La dette publique plébiscitée, notre plus dangereuse amie
Pour contrecarrer la crise, les Etats ont opté pour un accroissement des dépenses publiques directes ou indirectes (prises de participation dans le capital d’entreprises en difficulté ou prêts) qui aboutit à une envolée de la dette. Certes, le taux d’endettement des Etats est loin de celui du Royaume-Uni durant le blocus napoléonien, 300 % du PIB, mais plus de vingt Etats ont des dettes publiques supérieures à 60 % du PIB. Cette situation est sans précédent en période de paix. Les Etats ont, en règle générale, aucune difficulté pour placer leurs titres compte tenu qu’en période de crise ils disposent d’une signature bien meilleure que celle des entreprises et qu’en outre l’épargne est abondante. Les ménages comme les entreprises augmentent leur épargne pour faire face à d’éventuels problèmes. Ainsi, le taux d’épargne des ménages américains est passé de 0 % en 2007 à plus de 4 % du revenu disponible brut au premier trimestre 2009. Le taux d’épargne de l’Union européenne dépasse 15 % du revenu disponible brut. Les épargnants échaudés par la crise boursière privilégient les placements d’Etat tout comme les fonds de pension et les fonds souverains.
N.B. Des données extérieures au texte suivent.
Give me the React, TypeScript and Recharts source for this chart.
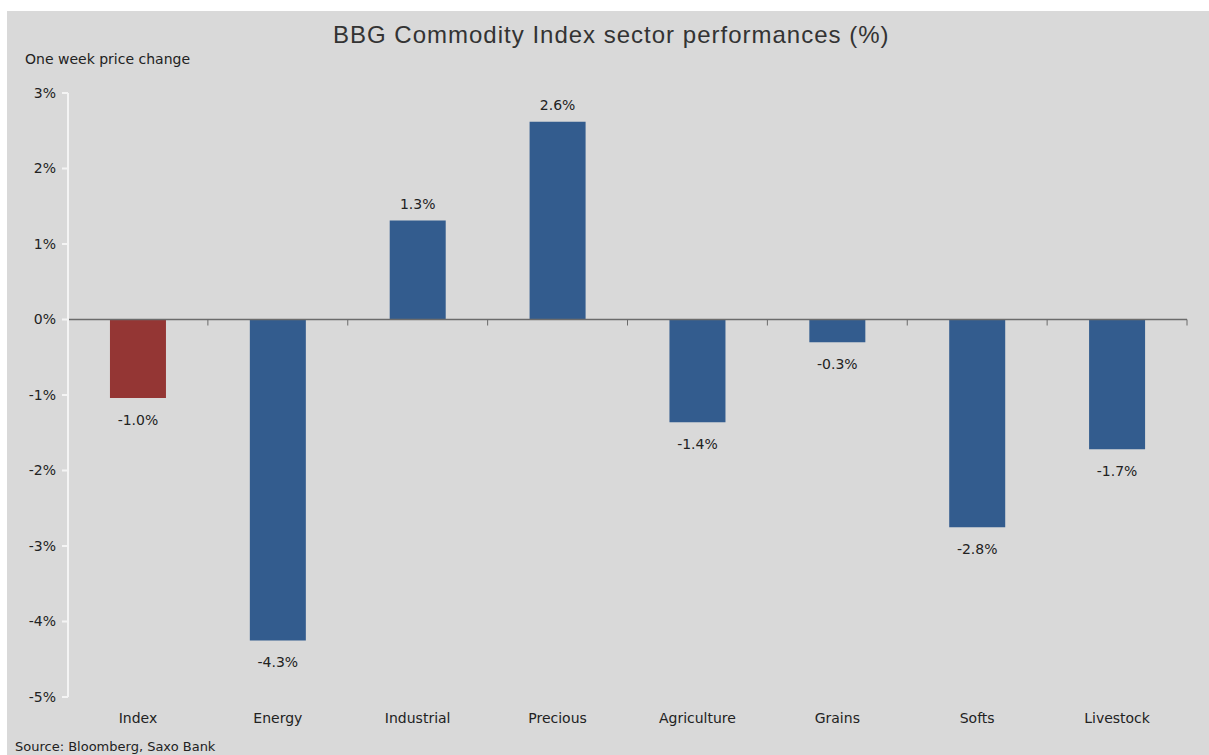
import { BarChart, Bar, XAxis, YAxis, Cell, LabelList, ReferenceLine } from 'recharts';

const sectors = ['Index', 'Energy', 'Industrial', 'Precious', 'Agriculture', 'Grains', 'Softs', 'Livestock'];
const changes = [-1.04, -4.25, 1.31, 2.62, -1.36, -0.3, -2.75, -1.72];
const valueLabels = ['-1.0%', '-4.3%', '1.3%', '2.6%', '-1.4%', '-0.3%', '-2.8%', '-1.7%'];
const yTicks = [-5, -4, -3, -2, -1, 0, 1, 2, 3];

const data = sectors.map((name, i) => ({ name, value: changes[i], label: valueLabels[i] }));

const FONT = '"DejaVu Sans", Verdana, sans-serif';

// zero line with small ticks between categories
const ZeroLine = (props: any) => {
  const { x1, x2, y1 } = props;
  const n = sectors.length;
  const step = (x2 - x1) / n;
  const marks = [];
  for (let i = 0; i <= n; i++) {
    const x = x1 + step * i;
    marks.push(<line key={i} x1={x} x2={x} y1={y1} y2={y1 + 6} stroke="#6b6b6b" strokeWidth={1} />);
  }
  return (
    <g>
      <line x1={x1} x2={x2} y1={y1} y2={y1} stroke="#6b6b6b" strokeWidth={1.5} />
      {marks}
    </g>
  );
};

const BarLabel = (props: any) => {
  const { x, y, width, height, index } = props;
  const v = changes[index];
  const top = Math.min(y, y + height);
  const bottom = Math.max(y, y + height);
  const ty = v >= 0 ? top - 12 : bottom + 27;
  return (
    <text x={x + width / 2} y={ty} textAnchor="middle" fontFamily={FONT} fontSize={14} fill="#222">
      {valueLabels[index]}
    </text>
  );
};

export default function App() {
  return (
    <div style={{ position: 'absolute', left: 0, top: 0, width: 1209, height: 755, background: '#fff', overflow: 'hidden' }}>
      <div style={{ position: 'absolute', left: 7, top: 11, width: 1202, height: 744, background: '#d9d9d9' }} />
      <div style={{ position: 'absolute', left: 333, top: 21, whiteSpace: 'nowrap', fontFamily: '"Liberation Sans", Arial, sans-serif', fontSize: 24, letterSpacing: 1, color: '#333' }}>
        BBG Commodity Index sector performances (%)
      </div>
      <div style={{ position: 'absolute', left: 25, top: 51, fontFamily: FONT, fontSize: 14, color: '#222' }}>
        One week price change
      </div>
      <div style={{ position: 'absolute', left: 15, top: 739, fontFamily: FONT, fontSize: 13, color: '#222' }}>
        Source: Bloomberg, Saxo Bank
      </div>
      <div style={{ position: 'absolute', left: 0, top: 0 }}>
        <BarChart width={1209} height={755} data={data} margin={{ top: 93, right: 22, bottom: 28, left: 0 }} barCategoryGap="30%">
          <XAxis
            dataKey="name"
            axisLine={false}
            tickLine={false}
            interval={0}
            tick={{ fontFamily: FONT, fontSize: 14, fill: '#222' }}
            height={30}
            tickMargin={10}
          />
          <YAxis
            domain={[-5, 3]}
            ticks={yTicks}
            width={68}
            interval={0}
            axisLine={{ stroke: '#f4f4f4', strokeWidth: 2 }}
            tickLine={{ stroke: '#f4f4f4', strokeWidth: 2 }}
            tickSize={6}
            tickFormatter={(v: number) => `${v}%`}
            tick={{ fontFamily: FONT, fontSize: 14, fill: '#222', dx: -4 }}
          />
          <Bar dataKey="value" isAnimationActive={false}>
            {data.map((d, i) => (
              <Cell key={d.name} fill={i === 0 ? '#943634' : '#335c8e'} />
            ))}
            <LabelList dataKey="label" content={BarLabel} />
          </Bar>
          <ReferenceLine y={0} shape={ZeroLine} />
        </BarChart>
      </div>
    </div>
  );
}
Un cercle vicieux peut, de ce fait, établir l’argent public servant à financer la dette publique et non à relancer l’économie.
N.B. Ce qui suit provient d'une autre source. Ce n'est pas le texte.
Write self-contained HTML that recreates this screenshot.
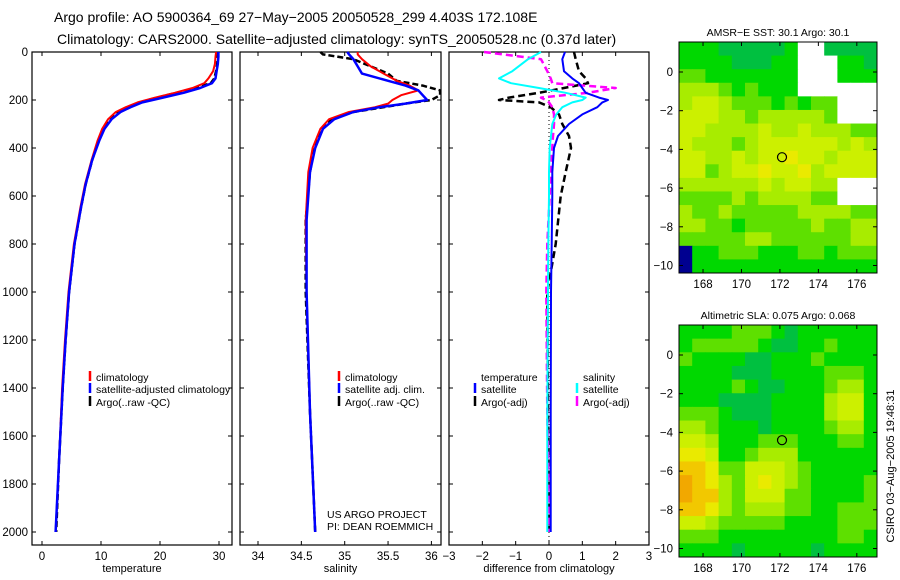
<!DOCTYPE html>
<html><head><meta charset="utf-8">
<style>
body{margin:0;background:#fff;}
svg{display:block;font-family:"Liberation Sans",sans-serif;}
</style></head>
<body>
<svg id="c" width="900" height="580" viewBox="0 0 900 580">
<text x="54" y="22" font-size="14">Argo profile: AO 5900364_69 27−May−2005 20050528_299 4.403S 172.108E</text>
<text x="57" y="44" font-size="14">Climatology: CARS2000. Satellite−adjusted climatology: synTS_20050528.nc (0.37d later)</text>
</svg>
<script>
// ---- profile data ----
const tDepth=[0,20,50,80,110,130,150,170,190,210,230,250,280,320,370,450,550,650,800,1000,1200,1400,1700,2000];
const tArgo=[29.8,29.8,29.7,29.5,29.2,28.6,26,22.8,19.5,16.5,14.5,13,11.6,10.5,9.6,8.5,7.4,6.6,5.5,4.6,4.0,3.5,2.9,2.4];
const tClim=[29.5,29.4,29.3,29.0,28.2,27.5,25.5,22.5,19.2,16.2,14.2,12.5,11.2,10.2,9.4,8.4,7.3,6.5,5.4,4.5,3.9,3.4,2.9,2.3];
const tSat=[29.9,29.9,29.8,29.6,29.4,28.8,26.8,24,20.5,17.0,15,13.3,11.8,10.6,9.7,8.5,7.4,6.6,5.5,4.6,4.0,3.5,2.9,2.3];
const sDepth=[0,10,30,60,90,120,140,160,180,200,215,230,250,280,320,400,500,700,1000,1500,2000];
const sArgo=[34.72,34.75,35.1,35.3,35.5,35.6,35.9,36.1,36.1,36.0,35.7,35.45,35.1,34.85,34.73,34.65,34.6,34.55,34.55,34.6,34.66];
const sClim=[35.15,35.15,35.2,35.3,35.45,35.6,35.75,35.85,35.65,35.55,35.5,35.35,35.05,34.82,34.72,34.63,34.58,34.55,34.56,34.6,34.66];
const sSat=[35.03,35.05,35.1,35.15,35.2,35.5,35.7,35.85,35.9,35.95,35.7,35.4,35.1,34.88,34.75,34.66,34.6,34.56,34.56,34.6,34.66];
const dDepth=[0,30,80,110,130,150,170,190,200,210,230,260,300,350,400,500,600,800,1000,1500,2000];
const dTempSat=[0.48,0.4,0.45,0.7,0.9,1.0,1.1,1.5,1.77,1.6,1.45,1.0,0.6,0.27,0.15,0.1,0.1,0.08,0.06,0.05,0.05];
const dTempArgo=[0.75,0.8,0.9,1.1,1.17,0.45,-0.3,-1.2,-1.5,-0.3,0.05,0.3,0.4,0.6,0.66,0.5,0.35,0.2,-0.05,-0.03,0];
const dSalSat=[-0.24,-0.63,-1.1,-1.5,-1.14,-0.3,0.5,1.1,1.0,0.7,0.4,0.22,0.1,0.06,0.02,0,0,-0.02,-0.03,-0.05,-0.05];
const dSalArgo=[-1.95,-0.24,-0.05,0.05,0.1,2.0,1.17,-0.24,-0.1,0,0.1,0.15,0.15,0.12,0.1,0.05,0.02,-0.05,-0.08,-0.05,0];
const depthTicks=[0,200,400,600,800,1000,1200,1400,1600,1800,2000];
const tTicks=[0,10,20,30];
const sTicks=[34,34.5,35,35.5,36];
const dTicks=[-3,-2,-1,0,1,2,3];
// ---- map data (rows top->bottom, cols west->east) ----
const sstRows=["111000001ww0000","111100011www110","221111111www111","333212111wwwwww","344322212122www","444332333332www","443333433433322","433323444444343","443343445443444","442344544534444","333333434433www","222232333322www","322322222333322","332212222232233","222223322222233","n11222111221222","n11111111111111"];
const slaRows=["111122210111111","122222100112111","211110011121111","111100011112221","111121001112331","111000011113441","222100011113441","332111011112331","443111222111221","554112333111111","665224443211111","765324543211112","766324442211112","665323332211222","443222221111222","222111111111221","111101111101111"];
const lonTicks=[168,170,172,174,176];
const latTicks=[0,-2,-4,-6,-8,-10];
const floatLon=172.108, floatLat=-4.403;

const NS="http://www.w3.org/2000/svg";
const svg=document.getElementById('c');
function mk(tag,attrs,parent){const e=document.createElementNS(NS,tag);for(const k in attrs)e.setAttribute(k,attrs[k]);(parent||svg).appendChild(e);return e;}
const TOP=52,BOT=545;
const yD=d=>TOP+d*0.24;
const panels=[
 {x0:32,x1:232,fx:v=>42+v*5.9,ticks:tTicks,label:'temperature',name:'temperature-panel'},
 {x0:240,x1:441,fx:v=>258+(v-34)*86.7,ticks:sTicks,label:'salinity',name:'salinity-panel'},
 {x0:449,x1:649,fx:v=>549+v*33.33,ticks:dTicks,label:'difference from climatology',name:'difference-panel'}
];
panels.forEach((p,i)=>{
 const g=mk('g',{});
 
 
 const r=mk('rect',{x:p.x0,y:TOP,width:p.x1-p.x0,height:BOT-TOP,fill:'none',stroke:'#000','stroke-width':1.2},g);
 
 
 p.ticks.forEach(t=>{
  const x=p.fx(t);
  mk('line',{x1:x,x2:x,y1:BOT,y2:BOT-4,stroke:'#000'},g);
  mk('line',{x1:x,x2:x,y1:TOP,y2:TOP+4,stroke:'#000'},g);
  const tx=mk('text',{x:x,y:BOT+15,'font-size':11.5,'text-anchor':'middle'},g);
  tx.textContent=(t<0?'−':'')+Math.abs(t);
  
  
 });
 depthTicks.forEach(d=>{
  const y=yD(d);
  mk('line',{x1:p.x0,x2:p.x0+4,y1:y,y2:y,stroke:'#000'},g);
  mk('line',{x1:p.x1,x2:p.x1-4,y1:y,y2:y,stroke:'#000'},g);
 });
 const lb=mk('text',{x:(p.x0+p.x1)/2,y:572,'font-size':11,'text-anchor':'middle'},g);
 lb.textContent=p.label;
 
 
});
depthTicks.forEach(d=>{
 const t=mk('text',{x:28,y:yD(d)+4,'font-size':11.5,'text-anchor':'end'});
 t.textContent=d;
 
 
});
function line(p,depths,vals,color,w,dash,name){
 const pts=depths.map((d,i)=>p.fx(vals[i]).toFixed(1)+','+yD(d).toFixed(1)).join(' ');
 const a={points:pts,fill:'none',stroke:color,'stroke-width':w,'stroke-linejoin':'round'};
 if(dash)a['stroke-dasharray']=dash;
 const e=mk('polyline',a);
 
 
}
const z=mk('line',{x1:panels[2].fx(0),x2:panels[2].fx(0),y1:TOP,y2:BOT,stroke:'#000','stroke-dasharray':'1,3'});


line(panels[0],tDepth,tArgo,'#000',2.5,'6,3','temp-argo-line');
line(panels[0],tDepth,tClim,'#f00',2,null,'temp-climatology-line');
line(panels[0],tDepth,tSat,'#00f',2.5,null,'temp-satellite-line');
line(panels[1],sDepth,sArgo,'#000',2.5,'6,3','sal-argo-line');
line(panels[1],sDepth,sClim,'#f00',2,null,'sal-climatology-line');
line(panels[1],sDepth,sSat,'#00f',2.5,null,'sal-satellite-line');
line(panels[2],dDepth,dTempArgo,'#000',2.5,'7,4','diff-temp-argo-line');
line(panels[2],dDepth,dSalArgo,'#f0f',2.5,'7,4','diff-sal-argo-line');
line(panels[2],dDepth,dSalSat,'#0ff',2,null,'diff-sal-satellite-line');
line(panels[2],dDepth,dTempSat,'#00f',2,null,'diff-temp-satellite-line');
function leg(x,y,color,txt,mark){
 if(mark){const m=mk('line',{x1:x,x2:x,y1:y-10,y2:y,stroke:color,'stroke-width':2.5});
  
  }
 const t=mk('text',{x:x+6,y:y,'font-size':10.5});
 t.textContent=txt;
 
 
}
leg(90,381,'#f00','climatology',1);leg(90,393,'#00f','satellite-adjusted climatology',1);leg(90,406,'#000','Argo(..raw -QC)',1);
leg(339,381,'#f00','climatology',1);leg(339,393,'#00f','satellite adj. clim.',1);leg(339,406,'#000','Argo(..raw -QC)',1);
leg(475,381,'#000','temperature',0);leg(475,393,'#00f','satellite',1);leg(475,406,'#000','Argo(-adj)',1);
leg(577,381,'#000','salinity',0);leg(577,393,'#0ff','satellite',1);leg(577,406,'#f0f','Argo(-adj)',1);
const c1=mk('text',{x:327,y:518,'font-size':10.5});c1.textContent='US ARGO PROJECT';


const c2=mk('text',{x:327,y:530,'font-size':10.5});c2.textContent='PI: DEAN ROEMMICH';


const pal={'0':'#00c040','1':'#00d800','2':'#5ee000','3':'#a8ec00','4':'#ccf000','5':'#eaea00','6':'#f2c800','7':'#f2a800','w':'#ffffff','n':'#000090'};
function map(rows,y0,y1,lat0,title,name){
 const x0=679,x1=877,lon0=166.75,lon1=177.05,lat1=lat0-(y1-y0)/19.35;
 const fx=l=>x0+(l-lon0)/(lon1-lon0)*(x1-x0);
 const fy=l=>y0+(lat0-l)/(lat0-lat1)*(y1-y0);
 const g=mk('g',{});
 
 
 const nr=rows.length,nc=rows[0].length,cw=(x1-x0)/nc,ch=(y1-y0)/nr;
 rows.forEach((r,i)=>{for(let j=0;j<nc;j++){
  const c=mk('rect',{x:x0+j*cw,y:y0+i*ch,width:cw+0.5,height:ch+0.5,fill:pal[r[j]]},g);
  
  
 }});
 mk('rect',{x:x0,y:y0,width:x1-x0,height:y1-y0,fill:'none',stroke:'#000'},g);
 lonTicks.forEach(l=>{const x=fx(l);
  mk('line',{x1:x,x2:x,y1:y1,y2:y1-4,stroke:'#000'},g);mk('line',{x1:x,x2:x,y1:y0,y2:y0+4,stroke:'#000'},g);
  const t=mk('text',{x:x,y:y1+15,'font-size':11.5,'text-anchor':'middle'},g);t.textContent=l;
  
  });
 latTicks.forEach(l=>{const y=fy(l);
  mk('line',{x1:x0,x2:x0+4,y1:y,y2:y,stroke:'#000'},g);mk('line',{x1:x1,x2:x1-4,y1:y,y2:y,stroke:'#000'},g);
  const t=mk('text',{x:x0-6,y:y+4,'font-size':11.5,'text-anchor':'end'},g);t.textContent=(l<0?'−':'')+Math.abs(l);
  
  });
 const c=mk('circle',{cx:fx(floatLon),cy:fy(floatLat),r:4.5,fill:'none',stroke:'#000','stroke-width':1.2},g);
 
 
 const t=mk('text',{x:(x0+x1)/2,y:y0-6,'font-size':10.5,'text-anchor':'middle'},g);t.textContent=title;
 
 
}
map(sstRows,42,273,1.55,'AMSR−E SST: 30.1 Argo: 30.1','sst-map');
map(slaRows,325,557,1.55,'Altimetric SLA: 0.075 Argo: 0.068','sla-map');
const st=mk('text',{x:0,y:0,'font-size':11,'text-anchor':'middle',transform:'translate(894,466) rotate(-90)'});
st.textContent='CSIRO 03−Aug−2005 19:48:31';


</script>
</body></html>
Gary Becker, le prix Nobel d’Economie de 1992, a souligné dans un article publié dans son blog qu’il était parfaitement logique que les banques ne prêtent plus du fait que leurs responsables n’ont aucune vision de la sortie de crise.
Le secteur privé peut souffrir d’un évident effet d’éviction. Les sources de financement de l’économie réelle s’assèchent au fur et à mesure de l’augmentation de la dette publique. Aujourd’hui, un des problèmes majeurs de l’économie est que les Etats peuvent s’endetter très facilement. Tout concourt à la dette publique : faible taux d’intérêt, méfiance vis-à-vis des acteurs privés. Cette situation n’incite pas à la rationalisation des dépenses publiques, ni à la mise en œuvre de réformes structurelles. En outre, la règlementation vient au secours des Etats en durcissant les conditions d’acquisition des actions pour les institutionnels. En effet, le cadre prudentielle, Solvency II (la directive a été adoptée par le Parlement européen le 22 avril dernier) impose aux assureurs d’accroître leur couverture s’ils acquièrent au titre de leurs gestion d’actifs, des actions.
Or si la crise a pris forme avec l’explosion de la bulle financière, c’est oublié que les faibles gains de productivité, ces dernières années, ont miné l’offre. Si les investisseurs ont joué avec les prêts immobiliers, les matières premières… il y au moins trois raisons : les faibles taux d’intérêt de 2001 à 2006, un marché des changes faussé, la stagnation des gains de productivité en occident. Les délocalisations ont également masqué la crise de l’offre qui est lié, par ailleurs, par une moindre valorisation des dépenses de recherche développement. L’économie mondiale vit la fin d’un cycle de croissance fondé sur la vulgarisation des techniques informatiques et de celles de la communication. L’innovation financière avait remplacé l’innovation technique comme source d’expansion.
Il y aura une sortie de crise mais la question n’est pas de savoir non quand mais comment ; elle est de savoir si ce sera une accalmie ou l’entrée dans une nouvelle phase de croissance.
Les Etats sont jusqu’à maintenant restés timorés sur les projets porteurs d’avenir. Les annonces ont concerné les infrastructures, mais pas de projets mobilisant les scientifiques à la différence de ce qui avait prévalu sous la présidence Reagan. Il ne faut pas oublier que les Etats-Unis en 1980 sortaient de plus de quinze ans de recul par rapport à leurs partenaires. Le PIB par habitant des Français était quasi-identique à celui des Américains. Aujourd’hui, il y a un écart de 30 points en notre défaveur. Or, le succès de Reagan a reposé sur de fortes baisses d’impôt et sur l’accroissement des dépenses de recherche.
Il conviendrait de retenir le pragmatisme reaganien pour éviter de rentrer dans la spirale sans fin de l’endettement public.